Gottes Wort bringt uns Hoffnung und Zukunft
Der vierte Evangelist verwendet an vielen Stellen den Begriff „die Welt”. Häufig verbindet er mit diesem Ausdruck Menschen, deren Herz für Gott noch verschlossen ist. Sie interessieren sich noch nicht für Gott. Sie machen sich noch keine Gedanken über Gott und reden noch nie von ihm. Sie haben noch kein Vertrauen auf Gott und beten noch nicht zu ihm. Gott bedeutet ihnen noch nichts oder sie haben ihn vergessen. Er ist noch wie ein ganz Fremder für sie und hat noch keinen Platz in ihrem Leben. Ob es Gott gibt oder nicht, ist ihnen noch keine Frage. Sie setzen noch auf ihre selbstgemachten irdischen Götter. Ihr ganzes Sinnen und Trachten dreht sich vorrangig noch um Essen und Bekleidung, um Aussehen und Schönsein, um Geld und materielle Dinge, um Geltung und Macht und um das eigene Ich. Davon erwarten sie noch ihren Lebenssinn, ihre Lebenserfüllung und ihr Lebensglück. Sie sind noch blind und taub für Gott. Und sie entwickeln noch keine Empfindsamkeit für Gott. Sie haben ihre innere Antenne noch nicht auf Gott ausgerichtet. Sie wissen noch nicht, dass Gott unvorstellbar Großes und Schönes für sie bereithält. Sie sind noch zugeschlossen, gleichsam wie verriegelt und undurchdringlich für das Evangelium Jesu. Jesu Worte können bei ihnen noch nicht ankommen.
„Wenn jemand mich liebt, wird er an meinem Wort festhalten; mein Vater wird ihn lieben, und wir werden zu ihm kommen und bei ihm wohnen”, sagt Jesus in diesem Evangelium. Jesus hat die frohe Botschaft Gottes zwar für alle Menschen in die Welt gebracht, doch nur wer Jesus liebt, das heißt mit anderen Worten, wer sich Jesus schon öffnet, ist schon erreichbar für sein Evangelium. Er interessiert sich schon für Jesu Worte. Er horcht schon auf sie und nimmt sie schon in sein Herz. Er beschäftigt sich schon mit ihnen, denkt schon über sie nach, versucht schon sie zu verstehen und zu leben. Der vierte Evangelist nennt das: „Jesu Wort festhalten”.

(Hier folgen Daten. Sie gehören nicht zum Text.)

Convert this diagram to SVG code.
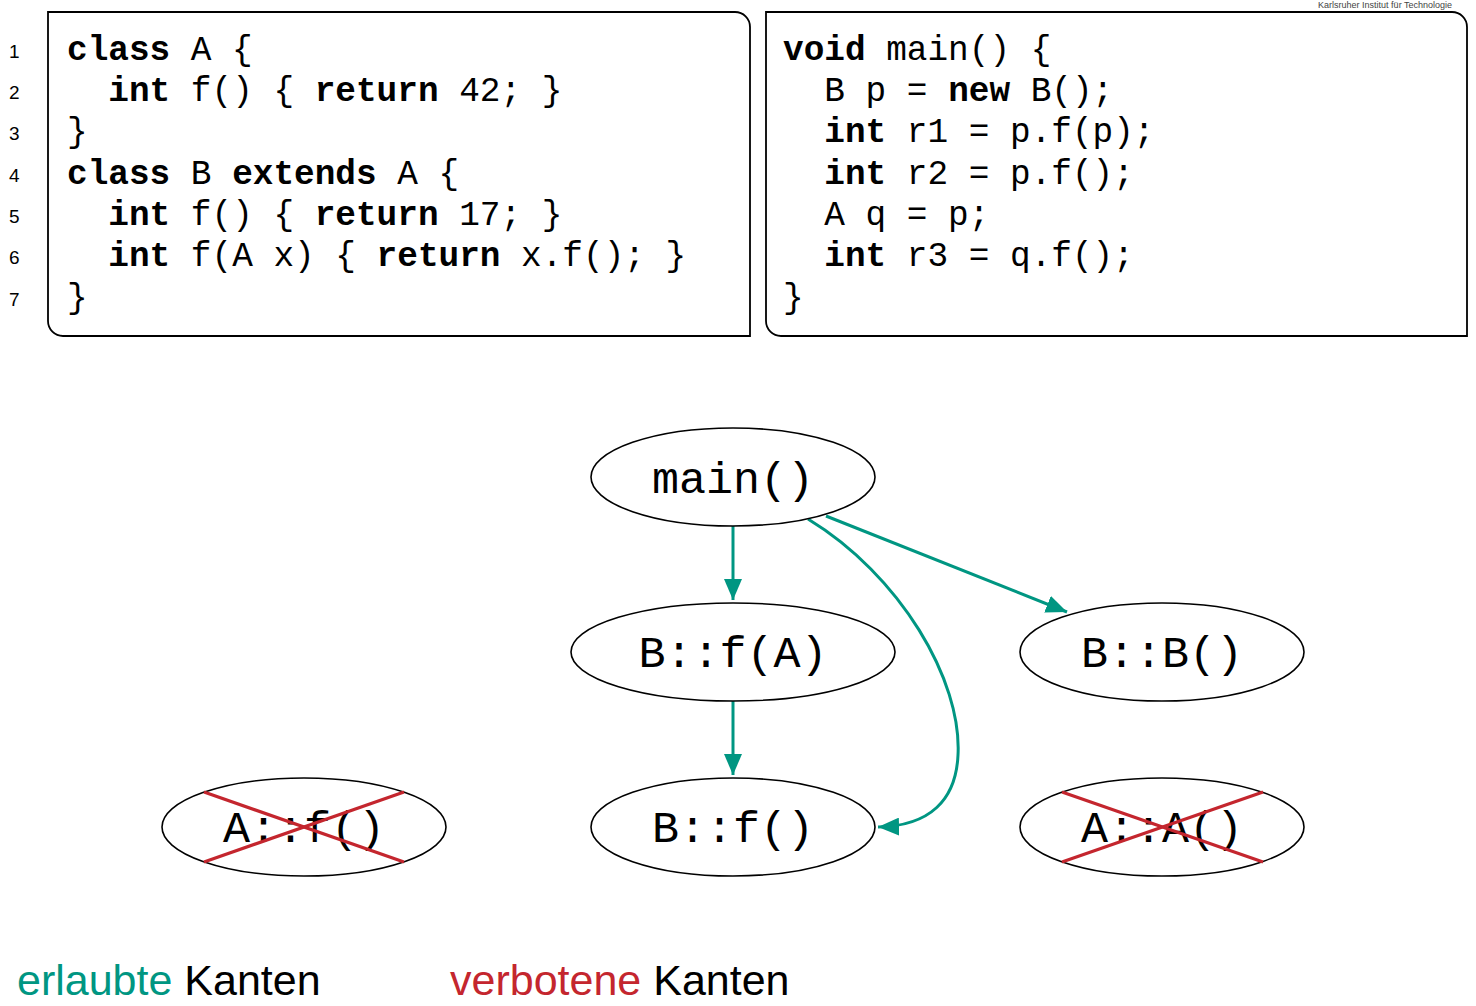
<svg xmlns="http://www.w3.org/2000/svg" width="1476" height="1006" viewBox="0 0 1476 1006">
<style>
.box{fill:none;stroke:#000;stroke-width:1.8}
.code{font-family:"Liberation Mono","Courier New",monospace;font-size:34.4px;fill:#000}
.code .k{font-weight:bold}
.ln{font-family:"Liberation Sans",Arial,sans-serif;font-size:19px;fill:#000}
.node ellipse{fill:#fff;stroke:#000;stroke-width:1.6}
.node text{font-family:"Liberation Mono","Courier New",monospace;font-size:45px;fill:#000;text-anchor:middle}
.edge{fill:none;stroke:#009682;stroke-width:3}
.cross{stroke:#c4262e;stroke-width:3.2}
.leg{font-family:"Liberation Sans",Arial,sans-serif;font-size:43px}
</style>
<defs>
<marker id="ah" markerWidth="8" markerHeight="6" refX="7" refY="3" orient="auto" markerUnits="strokeWidth">
<path d="M0,0 L7,3 L0,6 z" fill="#009682"/>
</marker>
</defs>
<rect width="1476" height="1006" fill="#fff"/>
<text x="1452" y="8" text-anchor="end" font-family="Liberation Sans,Arial,sans-serif" font-size="9" fill="#444">Karlsruher Institut für Technologie</text>

<g id="code-left">
<path class="box" d="M48,12 H735 A15,15 0 0 1 750,27 V336 H63 A15,15 0 0 1 48,321 Z"/>
<g class="ln">
<text x="9" y="58">1</text><text x="9" y="99">2</text><text x="9" y="140">3</text><text x="9" y="182">4</text><text x="9" y="223">5</text><text x="9" y="264">6</text><text x="9" y="306">7</text>
</g>
<g class="code">
<text x="67" y="60"><tspan class="k">class</tspan> A {</text>
<text x="108.3" y="101"><tspan class="k">int</tspan> f() { <tspan class="k">return</tspan> 42; }</text>
<text x="67" y="142">}</text>
<text x="67" y="184"><tspan class="k">class</tspan> B <tspan class="k">extends</tspan> A {</text>
<text x="108.3" y="225"><tspan class="k">int</tspan> f() { <tspan class="k">return</tspan> 17; }</text>
<text x="108.3" y="266"><tspan class="k">int</tspan> f(A x) { <tspan class="k">return</tspan> x.f(); }</text>
<text x="67" y="308">}</text>
</g>
</g>

<g id="code-right">
<path class="box" d="M766,12 H1452 A15,15 0 0 1 1467,27 V336 H781 A15,15 0 0 1 766,321 Z"/>
<g class="code">
<text x="783" y="60"><tspan class="k">void</tspan> main() {</text>
<text x="824.3" y="101">B p = <tspan class="k">new</tspan> B();</text>
<text x="824.3" y="142"><tspan class="k">int</tspan> r1 = p.f(p);</text>
<text x="824.3" y="184"><tspan class="k">int</tspan> r2 = p.f();</text>
<text x="824.3" y="225">A q = p;</text>
<text x="824.3" y="266"><tspan class="k">int</tspan> r3 = q.f();</text>
<text x="783" y="308">}</text>
</g>
</g>

<g id="edges">
<path class="edge" marker-end="url(#ah)" d="M733,526 V600"/>
<path class="edge" marker-end="url(#ah)" d="M733,701 V775"/>
<path class="edge" marker-end="url(#ah)" d="M826,516 L1067,612"/>
<path class="edge" marker-end="url(#ah)" d="M808,519 C900,575 962,680 958,755 C956,800 930,826 878,827"/>
</g>

<g id="node-main" class="node">
<ellipse cx="733" cy="477" rx="142" ry="49"/>
<text x="733" y="493">main()</text>
</g>
<g id="node-Bf-A" class="node">
<ellipse cx="733" cy="652" rx="162" ry="49"/>
<text x="733" y="667">B::f(A)</text>
</g>
<g id="node-BB" class="node">
<ellipse cx="1162" cy="652" rx="142" ry="49"/>
<text x="1162" y="667">B::B()</text>
</g>
<g id="node-Af" class="node">
<ellipse cx="304" cy="827" rx="142" ry="49"/>
<text x="304" y="842">A::f()</text>
<line class="cross" x1="204" y1="792" x2="404" y2="862"/>
<line class="cross" x1="204" y1="862" x2="404" y2="792"/>
</g>
<g id="node-Bf" class="node">
<ellipse cx="733" cy="827" rx="142" ry="49"/>
<text x="733" y="842">B::f()</text>
</g>
<g id="node-AA" class="node">
<ellipse cx="1162" cy="827" rx="142" ry="49"/>
<text x="1162" y="842">A::A()</text>
<line class="cross" x1="1062" y1="792" x2="1263" y2="862"/>
<line class="cross" x1="1062" y1="862" x2="1263" y2="792"/>
</g>

<g id="legend">
<text class="leg" x="17" y="995"><tspan fill="#009682">erlaubte</tspan> <tspan fill="#000">Kanten</tspan></text>
<text class="leg" x="450" y="995"><tspan fill="#c4262e">verbotene</tspan> <tspan fill="#000">Kanten</tspan></text>
</g>
</svg>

Wer seine Lebenstür für Jesus schon aufmacht, kann schon die Freude und die Hoffnung, die Zuversicht und den Trost, den Halt und die Kraft erfahren, die das Evangelium Jesu vermittelt. Und er kann schon tiefer erfassen, dass Gott in ihm wohnt. Dieses Erfassen, diese Erkenntnis wirkt und schenkt Gottes Geist.
Der Ort, wo Gott wohnt, ist das Herz des Menschen. Gott wohnt in meinem tiefsten Inneren. Mein Innerstes hat Gott als seine Wohnung erwählt. Heimkehren zu mir selber in mein Innerstes ist der Weg zu Gott. In meiner Tiefe kann ich ihm begegnen, in meinem Herzen kann ich seine Stimme hören, sein bedingungsloses, unbefristetes JA zu mir, und kann seine Ganzhingabe zu mir erfahren.
Auch wer den Weg in sein Innerstes, seinen Weg zu Gott schon angetreten hat, kann nicht sagen, dass er schon angekommen ist. Das werden wir in diesem Leben nie sein, weil der Weg zu Gott weit über die Grenzen des irdischen Lebens hinausführt. Es ist ein langer, hohe Ansprüche stellender Lernweg. Aber er ist zugleich voll von wunderbaren Stationen mit beglückenden Überraschungen und er bietet nicht selten einen Vorgeschmack vom endgültigen Ziel: dem ewigen Daheimsein bei Gott, dem vollen Eins sein mit IHM, der vollkommenen Geborgenheit in IHM, dem vollendeten Frieden und der unendlichen Glückseligkeit durch IHN.